# Problem description
The lines to extract run from the first line of the material below to the line containing "line=dict(color=col, width=6.5)))", both included; leave the pictures behind.

:: Data lines ::

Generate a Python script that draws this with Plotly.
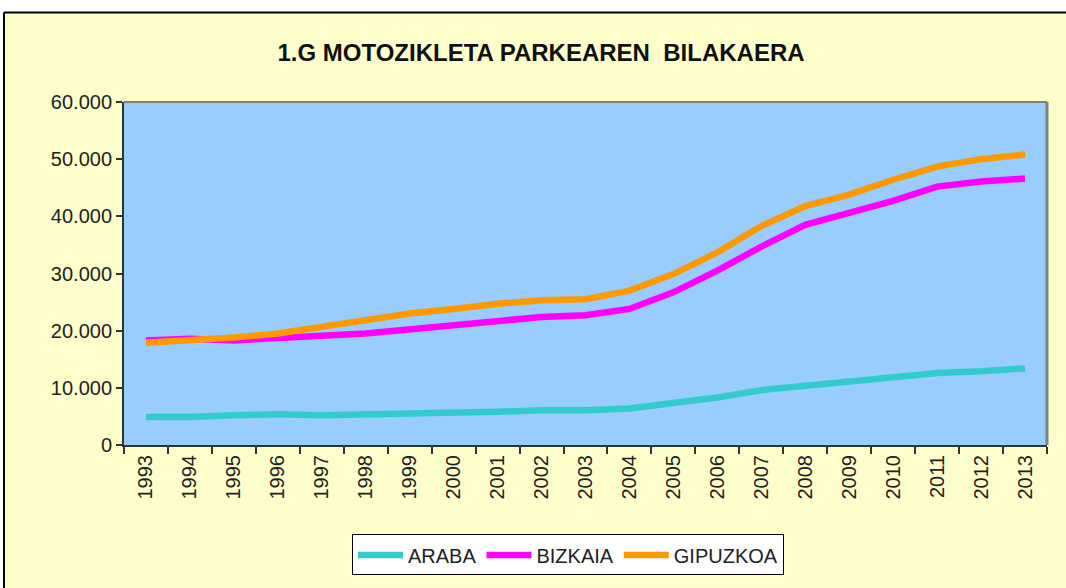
import plotly.graph_objects as go

years = [str(y) for y in range(1993, 2014)]
araba = [4900, 4900, 5200, 5400, 5200, 5300, 5600, 5600, 5800, 6100, 6100,
         6400, 7300, 8300, 9600, 10400, 11200, 11900, 12600, 12900, 13400]
bizkaia = [18300, 18600, 18300, 18600, 19100, 19500, 20200, 21000, 21700, 22400, 22700,
           23800, 26700, 30500, 34700, 38500, 40600, 42700, 45200, 46100, 46600]
gipuzkoa = [17900, 18300, 18800, 19500, 20600, 21800, 23000, 23800, 24700, 25300, 25500,
            27000, 29900, 33700, 38300, 41800, 43800, 46400, 48700, 50000, 50800]

W, H = 1066, 588
L, R, T, B = 124, 1047, 102, 447
pw, ph = R - L, B - T

def px(x):
    return (x - L) / pw

def py(y):
    return (B - y) / ph

fnt = "Liberation Sans, Arial, sans-serif"
fig = go.Figure()
for name, vals, col in [("ARABA", araba, "#33CCCC"),
                        ("BIZKAIA", bizkaia, "#FF00FF"),
                        ("GIPUZKOA", gipuzkoa, "#FF9900")]:
    fig.add_trace(go.Scatter(x=years, y=vals, name=name, mode="lines",
                             line=dict(color=col, width=6.5)))

shapes = [
    dict(type="rect", xref="paper", yref="paper", x0=px(-5), x1=px(W + 5), y0=py(12), y1=py(-5),
         fillcolor="white", line=dict(width=0), layer="below"),
    dict(type="rect", xref="paper", yref="paper", x0=px(-5), x1=px(4), y0=py(H + 5), y1=py(-5),
         fillcolor="white", line=dict(width=0), layer="below"),
    dict(type="line", xref="paper", yref="paper", x0=px(4), x1=px(W + 5), y0=py(12), y1=py(12),
         line=dict(color="black", width=2)),
    dict(type="line", xref="paper", yref="paper", x0=px(4), x1=px(4), y0=py(12), y1=py(H + 5),
         line=dict(color="black", width=2)),
    dict(type="line", xref="paper", yref="paper", x0=0, x1=1, y0=1, y1=1,
         line=dict(color="#808080", width=2)),
    dict(type="line", xref="paper", yref="paper", x0=1, x1=1, y0=0, y1=1,
         line=dict(color="#808080", width=3)),
]

fig.update_layout(
    width=W, height=H,
    margin=dict(l=L, r=W - R, t=T, b=H - B),
    paper_bgcolor="#FFFFCC", plot_bgcolor="#99CCFF",
    separators=",.",
    font=dict(family=fnt, size=20, color="#222222"),
    title=dict(text="<b>1.G MOTOZIKLETA PARKEAREN&nbsp; BILAKAERA</b>",
               xref="container", x=541 / W, xanchor="center", y=1 - 53 / H, yanchor="middle",
               font=dict(family=fnt, size=24, color="#111111")),
    xaxis=dict(type="category", tickson="boundaries", ticks="outside", ticklen=7,
               range=[-0.5, len(years) - 0.5],
               tickcolor="#333333", tickwidth=1.5, tickangle=-90, showgrid=False,
               showline=True, linecolor="#333333", linewidth=2,
               tickfont=dict(size=20, color="#222222")),
    yaxis=dict(range=[0, 60000], dtick=10000, tickformat=",", ticks="outside", ticklen=6,
               tickcolor="#333333", tickwidth=1.5, showgrid=False, zeroline=False,
               showline=True, linecolor="#333333", linewidth=2,
               tickfont=dict(size=20, color="#222222")),
    legend=dict(orientation="h", x=px(568), xanchor="center", y=py(537), yanchor="top",
                bgcolor="white", bordercolor="black", borderwidth=1,
                font=dict(size=20, color="#222222"), itemwidth=45),
    shapes=shapes,
    showlegend=True,
)

fig.write_html("out.html", config={"displayModeBar": False},
               post_script="document.body.style.margin='0';document.body.style.padding='0';")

:::

# Reply to the task
Generate a Python script that draws this with Plotly.
import plotly.graph_objects as go

years = [str(y) for y in range(1993, 2014)]
araba = [4900, 4900, 5200, 5400, 5200, 5300, 5600, 5600, 5800, 6100, 6100,
         6400, 7300, 8300, 9600, 10400, 11200, 11900, 12600, 12900, 13400]
bizkaia = [18300, 18600, 18300, 18600, 19100, 19500, 20200, 21000, 21700, 22400, 22700,
           23800, 26700, 30500, 34700, 38500, 40600, 42700, 45200, 46100, 46600]
gipuzkoa = [17900, 18300, 18800, 19500, 20600, 21800, 23000, 23800, 24700, 25300, 25500,
            27000, 29900, 33700, 38300, 41800, 43800, 46400, 48700, 50000, 50800]

W, H = 1066, 588
L, R, T, B = 124, 1047, 102, 447
pw, ph = R - L, B - T

def px(x):
    return (x - L) / pw

def py(y):
    return (B - y) / ph

fnt = "Liberation Sans, Arial, sans-serif"
fig = go.Figure()
for name, vals, col in [("ARABA", araba, "#33CCCC"),
                        ("BIZKAIA", bizkaia, "#FF00FF"),
                        ("GIPUZKOA", gipuzkoa, "#FF9900")]:
    fig.add_trace(go.Scatter(x=years, y=vals, name=name, mode="lines",
                             line=dict(color=col, width=6.5)))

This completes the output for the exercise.